Alfonso Ussía
«L'amour»
Creo que era Hugo Tognazzi el protagonista de aquella película italiana «Demasiadas cuerdas para un violín». Superior la idea a la realización. El amante esposo y padre de familia que comparte su vida y su amor con otra mujer y más hijos, y que no contento con ello, tiene también una segunda amante con sus respectivos retoños. Terrible la Nochebuena, con tres cenas, tres brindis, tres sesiones de villancicos y tres repartos de regalos. Los días de cada semana, perfectamente distribuídos. Lunes, Marietta, martes, Lucía, miércoles, Sandra, jueves, Marietta, viernes, Lucía, sábado, Sandra y el domingo a descansar. Un descanso relativo. A las 10, al zoológico con sus hijos de Marietta, a las 13 horas, el aperitivo con los habidos con Lucía, y a las cinco de la tarde, al fútbol con los de Sandra, los más pequeños, y también los más queridos. Tres colegios, tres remesas de notas, tres casas que mantener y una vida espantosa. Los santos, los cumpleaños, los aniversarios, una auténtica tortura.

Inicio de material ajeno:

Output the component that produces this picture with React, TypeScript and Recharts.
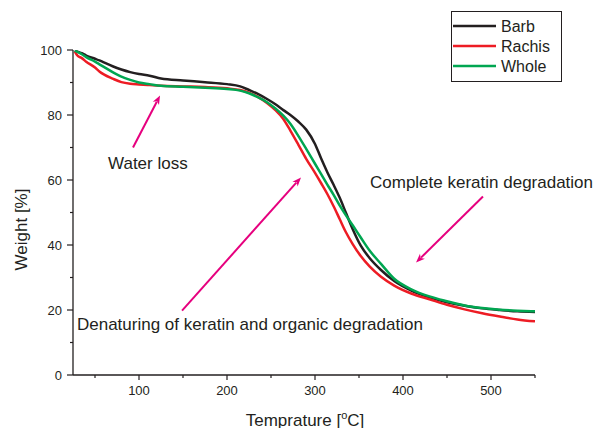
import React from 'react';
import { LineChart, Line, XAxis, YAxis, ReferenceLine, ReferenceDot, Legend } from 'recharts';

const temperatures = [27, 30, 35, 40, 50, 55, 60, 70, 80, 90, 100, 112, 125, 150, 175, 200, 215, 225, 235, 245, 255, 264, 272, 281, 290, 300, 307, 314, 321, 328, 335, 343, 352, 362, 375, 390, 410, 430, 450, 470, 490, 510, 530, 550];
const barb = [99.8, 99.5, 99.0, 98.3, 97.3, 96.8, 96.2, 95.0, 94.0, 93.2, 92.6, 92.1, 91.2, 90.6, 90.1, 89.5, 88.8, 87.7, 86.5, 85.0, 83.3, 81.5, 80.0, 78.0, 75.5, 71.1, 66.6, 62.4, 58.6, 54.6, 50.0, 44.8, 39.8, 36.0, 32.3, 28.9, 25.9, 23.9, 22.4, 21.3, 20.5, 20.0, 19.6, 19.4];
const rachis = [99.6, 98.3, 97.5, 96.4, 94.6, 93.4, 92.5, 91.2, 90.1, 89.6, 89.4, 89.2, 89.0, 88.8, 88.6, 88.2, 87.7, 86.9, 85.6, 83.8, 81.5, 78.8, 75.2, 70.9, 66.5, 62.2, 59.0, 55.7, 52.0, 48.0, 44.0, 40.2, 36.6, 33.4, 30.2, 27.5, 25.0, 23.3, 21.6, 20.2, 19.0, 18.0, 17.1, 16.5];
const whole = [99.8, 99.4, 98.7, 97.8, 96.4, 95.6, 94.8, 93.2, 91.8, 90.8, 90.0, 89.5, 89.0, 88.7, 88.4, 88.0, 87.5, 86.7, 85.5, 84.0, 82.0, 79.8, 77.3, 73.6, 69.6, 65.0, 61.8, 58.6, 55.5, 52.2, 49.2, 46.0, 42.3, 38.3, 34.2, 29.6, 26.3, 24.2, 22.7, 21.4, 20.6, 20.1, 19.8, 19.6];

const seriesNames = ['Barb', 'Rachis', 'Whole'];
const seriesColors = ['#231F20', '#ED1C24', '#00A651'];

const xTicks = [50, 100, 150, 200, 250, 300, 350, 400, 450, 500, 550];
const xLabelTicks = [100, 200, 300, 400, 500];
const yTicks = [0, 10, 20, 30, 40, 50, 60, 70, 80, 90, 100];
const yLabelTicks = [0, 20, 40, 60, 80, 100];

const annotationTexts = ['Water loss', 'Denaturing of keratin and organic degradation', 'Complete keratin degradation'];
const annotationTextAt = [[64.8, 63.5], [29.5, 14], [362.5, 57.4]];
const arrowFrom = [[93.2, 70], [148.9, 19.8], [490.9, 54.9]];
const arrowTo = [[123.9, 86], [284.1, 60.8], [414.8, 34.6]];

const data = temperatures.map((t, i) => ({ t, Barb: barb[i], Rachis: rachis[i], Whole: whole[i] }));

const FONT = '"Liberation Sans", Arial, Helvetica, sans-serif';
const INK = '#231F20';
const MAGENTA = '#E6007E';

const XTick = (props: any) => {
  const { x, y, payload } = props;
  const v = payload.value;
  const major = v % 100 === 0;
  return (
    <g>
      <line x1={x} y1={y} x2={x} y2={y + (major ? 5 : 3)} stroke={INK} strokeWidth={1.2} />
      {xLabelTicks.includes(v) && (
        <text x={x} y={y + 20} textAnchor="middle" fontFamily={FONT} fontSize={13} fill={INK}>{v}</text>
      )}
    </g>
  );
};

const YTick = (props: any) => {
  const { x, y, payload } = props;
  const v = payload.value;
  const major = v % 20 === 0;
  return (
    <g>
      <line x1={x - (major ? 6 : 3)} y1={y} x2={x} y2={y} stroke={INK} strokeWidth={1.2} />
      {yLabelTicks.includes(v) && (
        <text x={x - 11} y={y + 4.6} textAnchor="end" fontFamily={FONT} fontSize={13} fill={INK}>{v}</text>
      )}
    </g>
  );
};

const ArrowShape = (props: any) => {
  const { x1, y1, x2, y2 } = props;
  const dx = x2 - x1;
  const dy = y2 - y1;
  const len = Math.sqrt(dx * dx + dy * dy) || 1;
  const ux = dx / len;
  const uy = dy / len;
  const headL = 9;
  const headW = 3.5;
  const bx = x2 - ux * headL;
  const by = y2 - uy * headL;
  const px = -uy;
  const py = ux;
  return (
    <g>
      <line x1={x1} y1={y1} x2={bx + ux * 2} y2={by + uy * 2} stroke={MAGENTA} strokeWidth={2} />
      <polygon
        points={`${x2},${y2} ${bx + px * headW},${by + py * headW} ${bx + ux * 2.5},${by + uy * 2.5} ${bx - px * headW},${by - py * headW}`}
        fill={MAGENTA}
      />
    </g>
  );
};

const makeTextShape = (label: string) => (props: any) => (
  <text x={props.cx} y={props.cy} fontFamily={FONT} fontSize={17} fill={INK}>{label}</text>
);

const LegendBox = () => (
  <svg width={112} height={72} style={{ display: 'block' }}>
    <rect x={0.5} y={0.5} width={110} height={70} fill="#fff" stroke={INK} strokeWidth={1} />
    {seriesNames.map((n, i) => (
      <g key={n}>
        <line x1={2} x2={45} y1={15 + i * 20} y2={15 + i * 20} stroke={seriesColors[i]} strokeWidth={2.5} />
        <text x={50} y={20.8 + i * 20} fontFamily={FONT} fontSize={16} fill={INK}>{n}</text>
      </g>
    ))}
  </svg>
);

const XTitle = (props: any) => {
  const vb = props.viewBox;
  const cx = vb.x + vb.width / 2;
  return (
    <text x={cx + 1} y={vb.y + 50.5} textAnchor="middle" fontFamily={FONT} fontSize={17} fill={INK}>
      Temprature [<tspan fontSize={11} dy={-7}>o</tspan><tspan dy={7}>C]</tspan>
    </text>
  );
};

const YTitle = (props: any) => {
  const vb = props.viewBox;
  const cy = vb.y + vb.height / 2 + 17;
  return (
    <text x={27} y={cy} transform={`rotate(-90, 27, ${cy})`} textAnchor="middle" fontFamily={FONT} fontSize={17} fill={INK}>
      Weight [%]
    </text>
  );
};

export default function App() {
  return (
    <div style={{ position: 'absolute', left: 0, top: 0, width: 593, height: 428, background: '#fff' }}>
      <LineChart width={593} height={428} data={data} margin={{ top: 50, right: 58, bottom: 23, left: 28 }}>
        <XAxis
          dataKey="t"
          type="number"
          domain={[25, 550]}
          ticks={xTicks}
          interval={0}
          tick={<XTick />}
          tickLine={false}
          tickSize={0}
          tickMargin={0}
          height={30}
          axisLine={{ stroke: INK, strokeWidth: 1.3 }}
          allowDataOverflow
          label={<XTitle />}
        />
        <YAxis
          type="number"
          domain={[0, 100]}
          ticks={yTicks}
          interval={0}
          tick={<YTick />}
          tickLine={false}
          tickSize={0}
          tickMargin={0}
          width={45}
          axisLine={{ stroke: INK, strokeWidth: 1.3 }}
          allowDataOverflow
          label={<YTitle />}
        />
        {seriesNames.map((n, i) => (
          <Line
            key={n}
            dataKey={n}
            name={n}
            type="monotone"
            stroke={seriesColors[i]}
            strokeWidth={2.5}
            dot={false}
            activeDot={false}
            isAnimationActive={false}
          />
        ))}
        {annotationTexts.map((txt, i) => (
          <ReferenceLine
            key={'a' + i}
            segment={[{ x: arrowFrom[i][0], y: arrowFrom[i][1] }, { x: arrowTo[i][0], y: arrowTo[i][1] }]}
            ifOverflow="visible"
            shape={ArrowShape}
          />
        ))}
        {annotationTexts.map((txt, i) => (
          <ReferenceDot
            key={'t' + i}
            x={annotationTextAt[i][0]}
            y={annotationTextAt[i][1]}
            ifOverflow="visible"
            shape={makeTextShape(txt)}
          />
        ))}
        <Legend
          layout="vertical"
          align="center"
          verticalAlign="middle"
          content={() => <LegendBox />}
          wrapperStyle={{ position: 'absolute', left: 451, top: 11, width: 112, height: 72, margin: 0, padding: 0 }}
        />
      </LineChart>
    </div>
  );
}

Tognazzi trabajaba como una mula para sacar a sus tres familias adelante. Como una mula cuando las mulas trabajaban, que casi han desaparecido en la actualidad. Los Reyes y sus secretos de alcoba sufrían menores agobios. Torrente Ballester escribió un opúsculo divertido que mereció una versión filmada, «El Rey Pasmado». Trataba de Felipe IV de joven, cuya única obsesión era la de ver a su joven esposa y reina, completamente desnuda. Hacía el papel de Felipe IV Gabino Diego, y el del conde-duque de Olivares y el confesor de la Corte, Gurruchaga y Juan Diego por ese orden, muy sobreactuados y nada convincentes. Gabino Diego lo bordaba, si bien su personaje nada tenía que ver con la realidad, porque Felipe IV, el Rey de los Siglos de Oro de nuestra cultura, se pasó la vida contratando a Velázquez, recelando de Quevedo y viendo mujeres desnudas, no en vano tuvo más de cuarenta hijos. De pasmado, como se figuró don Gonzalo Torrente, nada de nada.

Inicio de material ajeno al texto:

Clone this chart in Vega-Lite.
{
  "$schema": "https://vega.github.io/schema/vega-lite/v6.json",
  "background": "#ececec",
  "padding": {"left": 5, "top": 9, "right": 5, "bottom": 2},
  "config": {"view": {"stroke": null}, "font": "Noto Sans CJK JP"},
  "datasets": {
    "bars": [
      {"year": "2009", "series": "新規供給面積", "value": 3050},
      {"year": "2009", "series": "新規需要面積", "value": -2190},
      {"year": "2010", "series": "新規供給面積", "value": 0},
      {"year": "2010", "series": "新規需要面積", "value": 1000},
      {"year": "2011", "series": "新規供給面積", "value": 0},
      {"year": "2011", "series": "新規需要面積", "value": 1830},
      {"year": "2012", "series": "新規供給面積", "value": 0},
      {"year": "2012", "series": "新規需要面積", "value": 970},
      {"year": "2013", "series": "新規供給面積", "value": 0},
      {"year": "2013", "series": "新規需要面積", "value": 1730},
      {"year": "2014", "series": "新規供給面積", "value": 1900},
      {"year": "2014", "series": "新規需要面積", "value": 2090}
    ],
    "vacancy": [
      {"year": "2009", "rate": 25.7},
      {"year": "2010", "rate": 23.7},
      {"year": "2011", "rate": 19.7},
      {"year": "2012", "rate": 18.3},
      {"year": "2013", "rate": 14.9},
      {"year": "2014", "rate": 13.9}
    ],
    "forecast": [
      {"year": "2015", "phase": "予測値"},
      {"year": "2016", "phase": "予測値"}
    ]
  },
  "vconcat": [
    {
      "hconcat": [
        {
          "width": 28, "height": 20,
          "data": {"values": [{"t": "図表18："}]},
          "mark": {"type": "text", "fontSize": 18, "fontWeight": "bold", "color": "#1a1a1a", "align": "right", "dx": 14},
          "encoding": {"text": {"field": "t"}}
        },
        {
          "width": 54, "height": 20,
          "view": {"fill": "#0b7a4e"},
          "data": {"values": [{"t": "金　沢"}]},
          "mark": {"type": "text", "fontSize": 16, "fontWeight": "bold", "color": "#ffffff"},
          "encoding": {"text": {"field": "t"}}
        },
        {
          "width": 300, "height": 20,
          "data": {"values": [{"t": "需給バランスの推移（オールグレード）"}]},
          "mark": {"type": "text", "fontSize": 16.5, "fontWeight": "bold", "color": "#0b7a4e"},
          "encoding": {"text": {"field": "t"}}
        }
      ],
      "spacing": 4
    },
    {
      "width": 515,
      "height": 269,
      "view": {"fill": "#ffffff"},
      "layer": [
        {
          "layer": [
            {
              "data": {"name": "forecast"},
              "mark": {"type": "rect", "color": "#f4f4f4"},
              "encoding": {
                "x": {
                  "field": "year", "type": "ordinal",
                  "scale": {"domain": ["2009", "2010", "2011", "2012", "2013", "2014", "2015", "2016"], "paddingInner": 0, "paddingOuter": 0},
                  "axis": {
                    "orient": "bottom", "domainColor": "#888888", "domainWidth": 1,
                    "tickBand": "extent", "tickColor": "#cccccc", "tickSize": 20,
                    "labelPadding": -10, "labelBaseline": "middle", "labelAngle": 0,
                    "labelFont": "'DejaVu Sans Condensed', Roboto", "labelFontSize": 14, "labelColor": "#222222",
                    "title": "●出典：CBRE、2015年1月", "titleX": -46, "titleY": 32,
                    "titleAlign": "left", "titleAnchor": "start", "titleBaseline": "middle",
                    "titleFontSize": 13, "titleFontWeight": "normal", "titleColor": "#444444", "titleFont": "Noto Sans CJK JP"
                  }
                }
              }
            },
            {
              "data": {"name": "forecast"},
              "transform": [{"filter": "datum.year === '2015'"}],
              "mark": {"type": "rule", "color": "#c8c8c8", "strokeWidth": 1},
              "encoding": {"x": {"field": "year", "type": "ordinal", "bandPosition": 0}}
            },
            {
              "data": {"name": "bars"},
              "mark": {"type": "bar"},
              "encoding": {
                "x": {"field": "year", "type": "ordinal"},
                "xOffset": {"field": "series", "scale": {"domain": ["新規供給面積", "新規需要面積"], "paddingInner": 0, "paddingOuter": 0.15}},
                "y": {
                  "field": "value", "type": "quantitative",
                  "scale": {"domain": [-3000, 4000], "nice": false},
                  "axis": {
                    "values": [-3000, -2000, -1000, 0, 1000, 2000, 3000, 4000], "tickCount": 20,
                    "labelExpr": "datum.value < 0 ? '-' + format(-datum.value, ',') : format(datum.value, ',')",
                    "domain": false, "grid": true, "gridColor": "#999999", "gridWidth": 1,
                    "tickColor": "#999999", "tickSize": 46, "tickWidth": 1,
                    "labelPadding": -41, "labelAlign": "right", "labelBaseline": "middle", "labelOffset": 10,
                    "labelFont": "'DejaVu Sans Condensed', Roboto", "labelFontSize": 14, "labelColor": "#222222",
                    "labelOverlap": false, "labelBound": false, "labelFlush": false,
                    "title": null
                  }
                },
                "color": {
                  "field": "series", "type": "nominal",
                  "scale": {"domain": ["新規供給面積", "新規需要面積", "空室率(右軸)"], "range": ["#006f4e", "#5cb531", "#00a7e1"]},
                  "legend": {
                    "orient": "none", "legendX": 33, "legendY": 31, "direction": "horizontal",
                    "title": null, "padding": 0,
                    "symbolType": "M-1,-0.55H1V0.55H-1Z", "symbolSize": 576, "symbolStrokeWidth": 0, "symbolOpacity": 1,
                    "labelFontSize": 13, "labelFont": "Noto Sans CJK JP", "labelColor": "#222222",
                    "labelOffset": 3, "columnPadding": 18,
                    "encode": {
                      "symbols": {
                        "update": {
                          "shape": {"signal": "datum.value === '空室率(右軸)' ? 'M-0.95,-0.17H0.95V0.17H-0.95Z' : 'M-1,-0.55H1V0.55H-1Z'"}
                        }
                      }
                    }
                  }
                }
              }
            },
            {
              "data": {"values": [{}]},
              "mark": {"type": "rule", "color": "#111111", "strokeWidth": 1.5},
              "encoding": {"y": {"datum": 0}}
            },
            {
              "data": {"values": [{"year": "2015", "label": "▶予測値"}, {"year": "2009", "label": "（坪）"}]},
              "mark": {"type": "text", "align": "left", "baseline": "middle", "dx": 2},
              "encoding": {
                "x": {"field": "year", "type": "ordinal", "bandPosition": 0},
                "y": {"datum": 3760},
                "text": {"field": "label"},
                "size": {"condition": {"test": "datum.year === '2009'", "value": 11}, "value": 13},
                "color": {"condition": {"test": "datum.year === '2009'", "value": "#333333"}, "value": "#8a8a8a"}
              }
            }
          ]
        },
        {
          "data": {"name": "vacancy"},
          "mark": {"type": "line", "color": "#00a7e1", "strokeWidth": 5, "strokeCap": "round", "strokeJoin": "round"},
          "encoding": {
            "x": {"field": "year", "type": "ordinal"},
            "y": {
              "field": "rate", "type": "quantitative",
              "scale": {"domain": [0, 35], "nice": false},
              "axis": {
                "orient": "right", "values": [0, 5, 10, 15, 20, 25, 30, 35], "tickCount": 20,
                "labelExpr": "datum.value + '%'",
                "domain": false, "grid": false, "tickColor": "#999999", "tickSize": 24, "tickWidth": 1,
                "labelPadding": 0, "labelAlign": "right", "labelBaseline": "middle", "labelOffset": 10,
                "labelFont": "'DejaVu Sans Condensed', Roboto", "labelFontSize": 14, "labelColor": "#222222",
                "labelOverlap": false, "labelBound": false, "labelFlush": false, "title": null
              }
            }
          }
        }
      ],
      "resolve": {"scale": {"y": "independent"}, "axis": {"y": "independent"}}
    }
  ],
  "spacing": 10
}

En la antigüedad, un Rey que no tenía hijos de bastardía, era un Rey que no merecía la pena. El gran bastardo, Don Juan de Austria, producía honda envidia a su hermano Felipe II, que era enano y feo, mientras Don Juan medía más de ciento noventa centímetros de altura, que para aquellos tiempos, equivalían a lo que ahora gasta Arvidas Sabonis. Y fue un héroe y un guerrero admirado, adorado por las mujeres. Felipe II no se quedaba atrás en sus lances amorosos, pero sabía que su éxito iba de la mano de su posición, y ello le atormentaba el orgullo y la conciencia.

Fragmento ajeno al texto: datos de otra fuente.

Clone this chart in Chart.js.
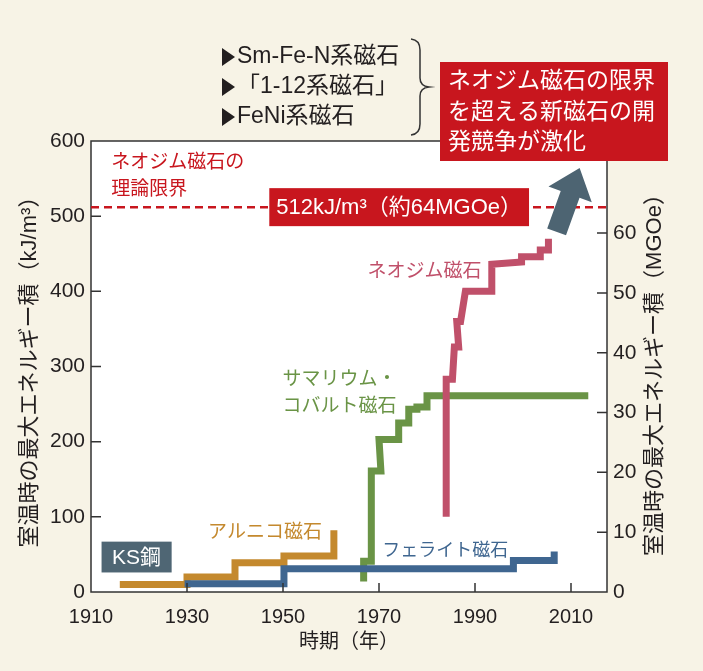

El poder siempre ha entusiasmado a un determinado modelo de mujeres. El Presidente de la República Francesa es un republicano coronado. No existe nación más monárquica que Francia en sus sentimientos. De Gaulle fue un rey soldado, y Giscard, Chirac y Mitterrand, reyes absolutistas. Todos ellos muy aficionados a los lechos amables de las cortesanas. Pero el nuevo intérprete de «Demasiadas cuerdas para un violín» se llama François Hollande, el Presidente de la República Francesa, un desastroso político humanizado por su formidable poder masculino. Con Sególène Royal –con la que tuvo cuatro hijos–, amparado en los brazos de la otoñal y atractiva Valerie Trierweiler, y hoy regocijado y sorprendido sobre el colchón y entre las sábanas de la actriz Julie Gayet, que no ha tenido reparos en calificar a su hombre del Elíseo de «maravilloso». Francia va mal, pero Hollande se lo está pasando de cine mudo, aunque después de las siestas prohibidas se despida de su amor con las palabras dignas de un rey de Francia. «Merci, merci, merci, mon petit lapin».